The two airlines networks complement each other more than they compete with each other, both men argued in their testimony.
While the new company - which would be called American Airlines - will become the largest U.S. air carrier, it will have just 23 percent of available seats, compared to Delta at 20 percent, United at 18 percent and Southwest at 18 percent, Johnson said in his written testimony.
He also argued that competition in the airline industry is intense, taking issue with those who fear it is becoming too concentrated.
“The new American Airlines will also compete against a host of smaller but lower cost airlines, including JetBlue, Spirit, Alaska, Frontier, Allegiant and Virgin America,” Johnson said in the testimony.
A third witness on Tuesday, Kevin Mitchell, chairman of the Business Travel Coalition, was skeptical of the companies’ efficiency claims, particularly that they would give consumers better service and save money.
“It is important to note that high profits may indicate any number of developments.
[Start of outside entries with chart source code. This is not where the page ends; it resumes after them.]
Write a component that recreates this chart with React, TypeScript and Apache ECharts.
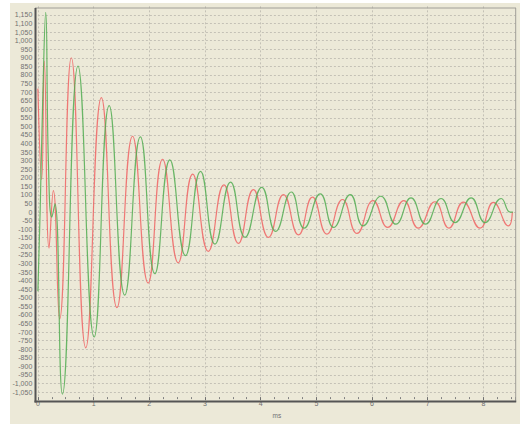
import React, { useEffect, useRef } from 'react';
import * as echarts from 'echarts';

const redTimes = [0, 0.068, 0.115, 0.2, 0.277, 0.39, 0.6, 0.86, 1.14, 1.42, 1.7, 1.98, 2.24, 2.52, 2.78, 3.06, 3.34, 3.6, 3.87, 4.14, 4.41, 4.68, 4.93, 5.19, 5.47, 5.73, 6.02, 6.28, 6.57, 6.83, 7.13, 7.38, 7.64, 7.94, 8.18, 8.45, 8.52];
const redValues = [720, 190, 880, -210, 125, -625, 900, -792, 668, -558, 442, -414, 308, -296, 221, -229, 159, -183, 131, -148, 102, -133, 87, -129, 73, -125, 67, -90, 67, -94, 60, -94, 58, -94, 56, -81, 0];
const greenTimes = [0, 0.04, 0.09, 0.14, 0.19, 0.25, 0.307, 0.44, 0.72, 1.01, 1.28, 1.56, 1.84, 2.1, 2.37, 2.65, 2.92, 3.18, 3.46, 3.72, 4.02, 4.27, 4.55, 4.78, 5.07, 5.31, 5.61, 5.84, 6.16, 6.43, 6.7, 6.96, 7.24, 7.49, 7.78, 8.03, 8.32, 8.48, 8.53];
const greenValues = [-462, 0, 700, 1165, 275, -30, 48, -1062, 852, -729, 621, -485, 439, -360, 304, -254, 237, -187, 175, -148, 144, -113, 117, -94, 106, -90, 102, -81, 92, -71, 83, -71, 79, -62, 83, -62, 79, 0, 0];
const hiddenYLabels = [1200, -1100];
const xAxisName = 'ms';

const zip = (xs: number[], ys: number[]) => xs.map((x, i) => [x, ys[i]]);

export default function App() {
  const ref = useRef<HTMLDivElement>(null);
  useEffect(() => {
    document.body.style.margin = '0';
    const chart = echarts.init(ref.current!, null, { renderer: 'svg' });
    const frameDark = '#555555';
    const frameLight = '#a09e98';
    const gridColor = '#c4c1b6';
    chart.setOption({
      animation: false,
      backgroundColor: '#ffffff',
      textStyle: { fontFamily: 'Liberation Sans, Arial, sans-serif' },
      grid: { left: 37.9, top: 6.33, width: 477.8, height: 398.64, containLabel: false },
      xAxis: {
        type: 'value',
        min: 0,
        max: 8.58,
        interval: 1,
        offset: -3.5,
        name: xAxisName,
        nameLocation: 'middle',
        nameGap: 11,
        nameTextStyle: { fontSize: 6.5, color: '#707070' },
        axisLine: { show: false, onZero: false },
        axisTick: { show: true, length: 3, lineStyle: { color: '#707070' } },
        minorTick: { show: true, splitNumber: 4, length: 2, lineStyle: { color: '#808080' } },
        axisLabel: {
          fontSize: 7,
          color: '#707070',
          margin: 3,
          formatter: (v: number) => (Number.isInteger(v) ? String(v) : ''),
        },
        splitLine: {
          show: true,
          showMaxLine: false,
          lineStyle: { color: gridColor, type: [2, 2], width: 1 },
        },
      },
      yAxis: {
        type: 'value',
        min: -1100,
        max: 1200,
        interval: 50,
        offset: 2.6,
        axisLine: { show: false, onZero: false },
        axisTick: { show: false },
        axisLabel: {
          fontSize: 7,
          color: '#707070',
          margin: 3,
          formatter: (v: number) => (hiddenYLabels.includes(v) ? '' : v.toLocaleString('en-US')),
        },
        splitLine: {
          show: true,
          showMinLine: false,
          showMaxLine: false,
          lineStyle: { color: gridColor, type: [2, 2], width: 1 },
        },
      },
      graphic: [
        { type: 'rect', z: -100, shape: { x: 10, y: 3, width: 510, height: 421 }, style: { fill: '#ECE9D8' } },
        { type: 'line', z: 100, shape: { x1: 35, y1: 8, x2: 516, y2: 8 }, style: { stroke: frameLight, lineWidth: 1 } },
        { type: 'line', z: 100, shape: { x1: 515.7, y1: 8, x2: 515.7, y2: 402 }, style: { stroke: frameLight, lineWidth: 1 } },
        { type: 'line', z: 100, shape: { x1: 35.5, y1: 8, x2: 35.5, y2: 402.5 }, style: { stroke: frameDark, lineWidth: 2 } },
        { type: 'line', z: 100, shape: { x1: 34.5, y1: 401.5, x2: 516.2, y2: 401.5 }, style: { stroke: frameDark, lineWidth: 2 } },
      ],
      series: [
        {
          type: 'line',
          data: zip(redTimes, redValues),
          showSymbol: false,
          smooth: 0.5,
          lineStyle: { color: '#f06464', width: 1.2, opacity: 0.85 },
        },
        {
          type: 'line',
          data: zip(greenTimes, greenValues),
          showSymbol: false,
          smooth: 0.5,
          lineStyle: { color: '#52ad52', width: 1.2, opacity: 0.85 },
        },
      ],
    });
    return () => chart.dispose();
  }, []);
  return <div ref={ref} style={{ position: 'absolute', left: 0, top: 0, width: 532, height: 424 }} />;
}
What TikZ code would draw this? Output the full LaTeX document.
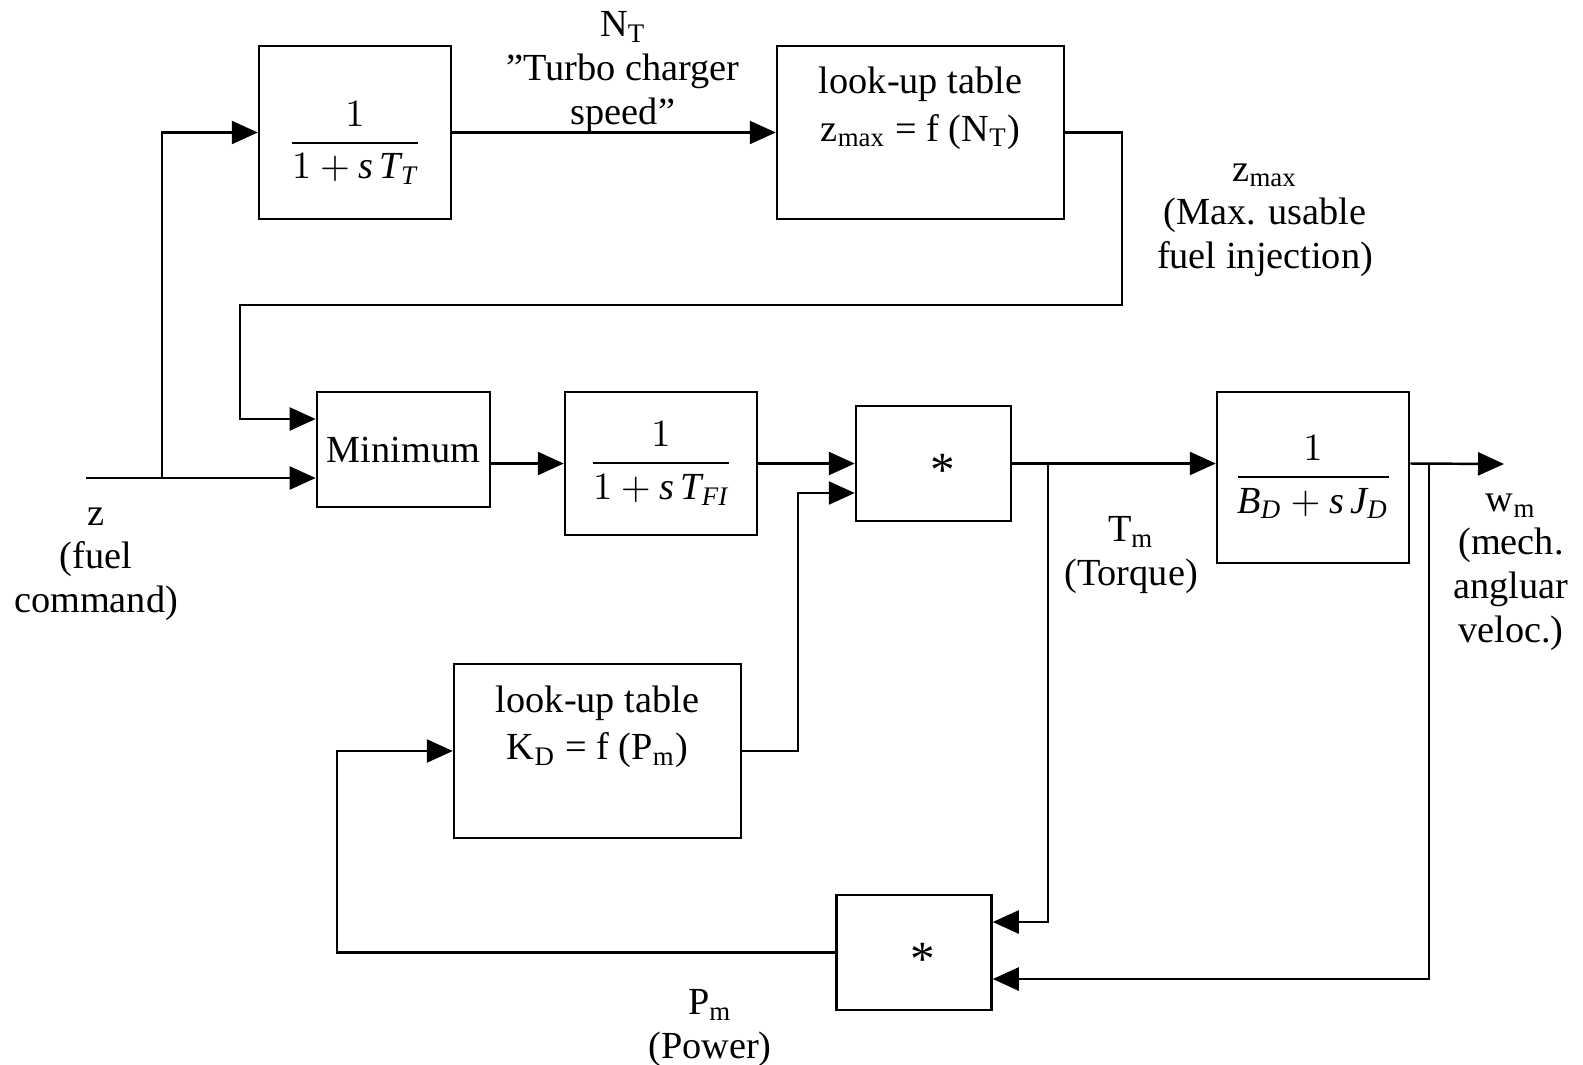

One is that carriers have in fact realized claimed efficiencies,” said Mitchell, according to the testimony released ahead of the hearing.
Another explanation, he said, was that the profits came from the companies’ dominance of the market or from hampering consumers’ efforts to effectively price shop.
Mitchell took issue with the merger as being good for consumers: “From a consumer standpoint - individual traveler or corporate travel department - there are few benefits to offset the negative impacts of this proposed merger that include reduced competition, higher fares and fees and diminished service to small and mid-size communities.”
Johnson said he expected the transaction to close in the third quarter.
Lawmakers from the Senate Judiciary subcommittee have also announced plans for a hearing on the proposed merger, with no date set so far.